(I)

(a)

## 
##  Welch Two Sample t-test
## 
## data:  DRP$Response by DRP$Treatment
## t = -2.3109, df = 37.855, p-value = 0.02638
## alternative hypothesis: true difference in means is not equal to 0
## 95 percent confidence interval:
##  -18.67588  -1.23302
## sample estimates:
## mean in group Control mean in group Treated 
##              41.52174              51.47619

The lower bound for the 95% confidence interval for the difference in average DRP score is: -18.6759

The upper bound for the 95% confidence interval for the difference in average DRP score is: -1.2330

(b)

I am 95% confident that on average, the treatment group scored higher on the DRP test than the control group by between 1.2330 and 18.6759

(c)

## 
##  Welch Two Sample t-test
## 
## data:  DRP$Response by DRP$Treatment
## t = -2.3109, df = 37.855, p-value = 0.01319
## alternative hypothesis: true difference in means is less than 0
## 95 percent confidence interval:
##       -Inf -2.691293
## sample estimates:
## mean in group Control mean in group Treated 
##              41.52174              51.47619

Null hypothesis: (Control group scores) ≥ (Treatment group scores)

Alternative hypothesis: (Control group scores) < (Treatment group scores)

Test-statistic = -2.3109

Our average sample difference ((average of control)-(average of treatment)) was -2.3109 standard errors below our hypothesized difference of 0.

(d)

## [1] 0.01319121

The p-value for the above stated test statistic and null hypothesis = .01319

If the null hypothesis were true, that the control group scores on the DRP test are greater than or equal to the treatment group scores, then we would observe our data 1.319% of the time.

(e)

α = .05 pvalue < α Therefore we reject the null hypothesis.
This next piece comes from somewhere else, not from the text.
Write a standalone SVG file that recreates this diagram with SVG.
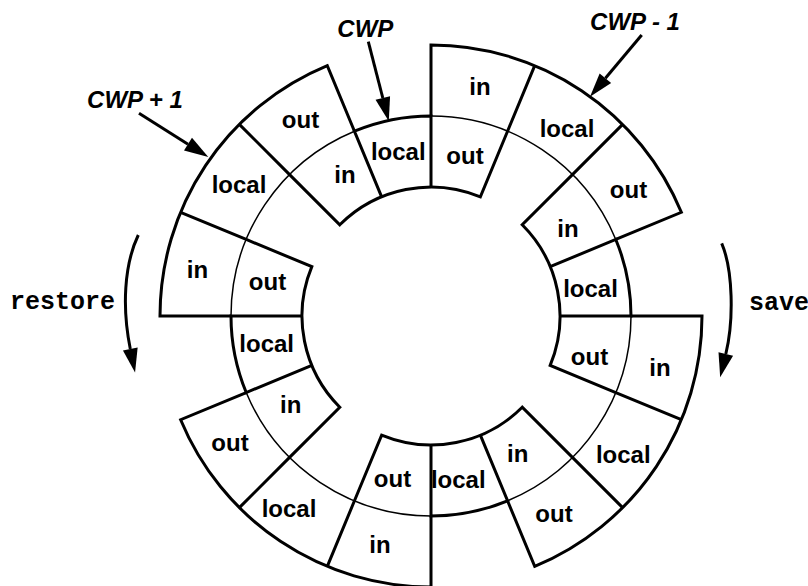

At the 5% significance level, there is sufficient evidence to support the claim the treatment group scored higher on the DRP test, on average, than the control group.

(II)

(a)

Null hypothesis: mean(a)=mean(b)=mean(c)

Alternative hypothesis: At least one of the means in IQ scores between majors differs.

ANOVA Table:

## Analysis of Variance Table
## 
## Response: IQ$iq
##           Df Sum Sq Mean Sq F value    Pr(>F)    
## IQ$group   2 1529.4  764.69  20.016 7.843e-07 ***
## Residuals 42 1604.5   38.20                      
## ---
## Signif. codes:  0 '***' 0.001 '**' 0.01 '*' 0.05 '.' 0.1 ' ' 1

(b)

F-statistic = 20.016

P-value from F table: Pr(F>11.70)=.0001

P-value from anova table: 7.843e-07

If the null hypothesis were true, that there is no difference in the average IQ scores between majors, then we would observe our data 7.843e-05% of the time.

(c)

If α=.001

Pvalue << α

Then we reject the null hypothesis.

(d)

At the 0.1% significance level, there is sufficent evidence to support the claim that at least one of the means in IQ scores between majors differs.

(e)

The QQ plot of the IQ scores shows that the data does not appear to be distributed normally because a large part of the data is not clustered around the normal straight quanitle line.

As a check, I plotted a histogram for the IQ scores. This also shows that the data is not distributed normally.

Code Appendix

IQ <- read.csv("C:/Users/yasse/Downloads/IQ.csv")
DRP <- read.csv("C:/Users/yasse/Downloads/DRP.csv")
t.test(DRP$Response~DRP$Treatment, conf.level = 0.95, alternative="two.sided")
teststatistic = t.test(DRP$Response~DRP$Treatment, conf.level = 0.95, alternative = "less")
teststatistic
teststatistic$p.value
anova(lm(IQ$iq~IQ$group))
qqnorm(IQ$iq)
qqline(IQ$iq)
hist(IQ$iq)